We have a language problem on campus. I don’t mean the “language problem” your mom lectured you about, nor do I mean an inability to understand a foreign language. We have a problem choosing our words.

For example, I recently read an e-mail from Workers for Justice, regarding the PSU panel held on Apr. 6. It said the following:

“Currently, the event is a supposed dialogue between the panelists on unionization. However, since over 90% of the workers have demanded the right to unionization by the fair process of card-check, who’s place is it to question their demand? The united voice of the workers must be heard and respected; a dialogue is not necessary and the administration must recognize that! It is our duty then, as students and community members, to show our unified support for the workers.”
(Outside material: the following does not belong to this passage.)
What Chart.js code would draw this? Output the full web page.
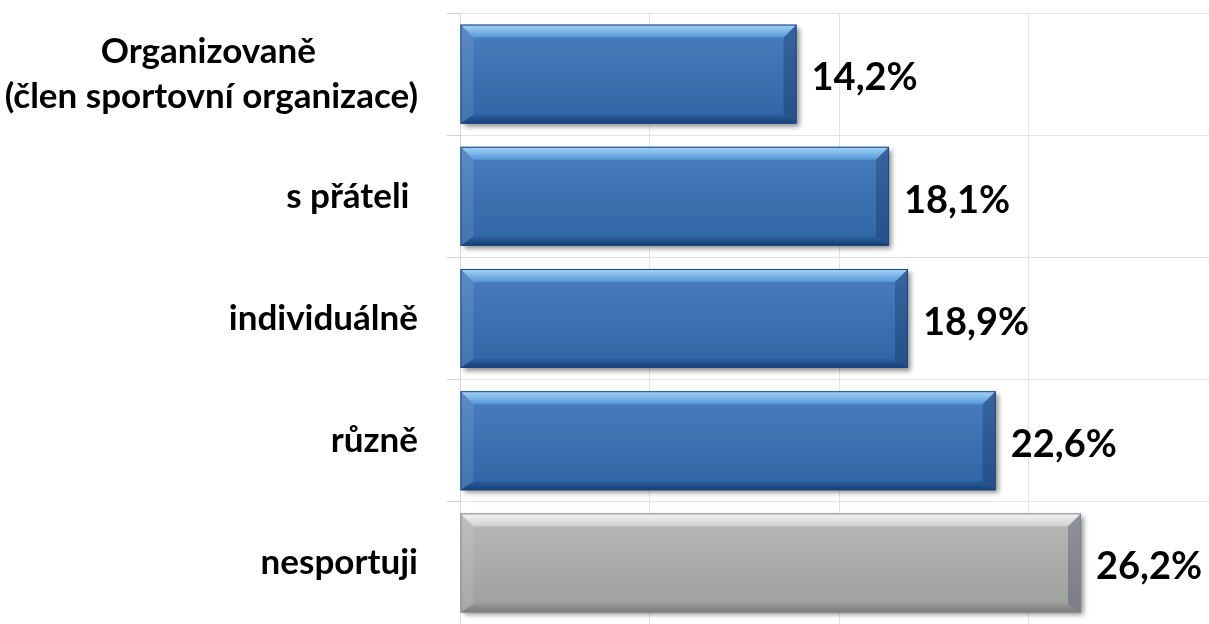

To preface: I support the workers. I do not have a problem with their cause. I do have a problem with this e-mail.

Step back from the cause for a minute and think about the words used here, and their implications. This e-mail says all of the following: We shouldn’t question. We should accept demands made by a majority. There is such a thing as a “united voice,” and it has spoken. Respect means to comply. Dialogue is not necessary.

None of these things are true. And all of their implications are dangerous.

Where have we heard these sorts of messages before? They’re omnipresent in dystopian novels, the Soviet Union, and bad schools with bad teachers, among others. Sure, this e-mail isn’t as serious as all that, but it uses the same rhetoric. If we condemn these messages in everything from fiction to geo-political relations to our own education, then we shouldn’t get behind them now.Unthinking language cannot be co-opted for a good cause; insidious means to an end denigrate the end cause in itself.

If we value a free society, then we must question, we must be skeptical of demands, we must speak our own minds, we must maintain our individuality, we must respect others by being thoughtful, intelligent, and discerning, and we must engage in dialogue with other people and ideas as often as we possibly can.

I suspect that the writers of this e-mail do value a free society, and the qualities it entails. In other circumstances, they would perhaps endorse these qualities, when faced with a vote on whether or not to engage in, say, a war, or when told that it is certain that WMDs are in a certain country, for example. The workers themselves had to do all of the things this e-mail asks us not to do before they could reach the point they have reached today.

It is easy to be both emphatic and careless with our words when we are convinced we are right. But it is our job as educated, thoughtful people to hold ourselves to the same standards we would hold others to, and to hold to standards we can always get behind, no matter the cause.

Let’s throw our full support behind the causes we care about, and let’s strengthen them with words that carry the full weight of our values, instead of leaning on disingenuous words as an easy crutch.

We would be wise to remember that respect is to compliance as ignorance is to strength.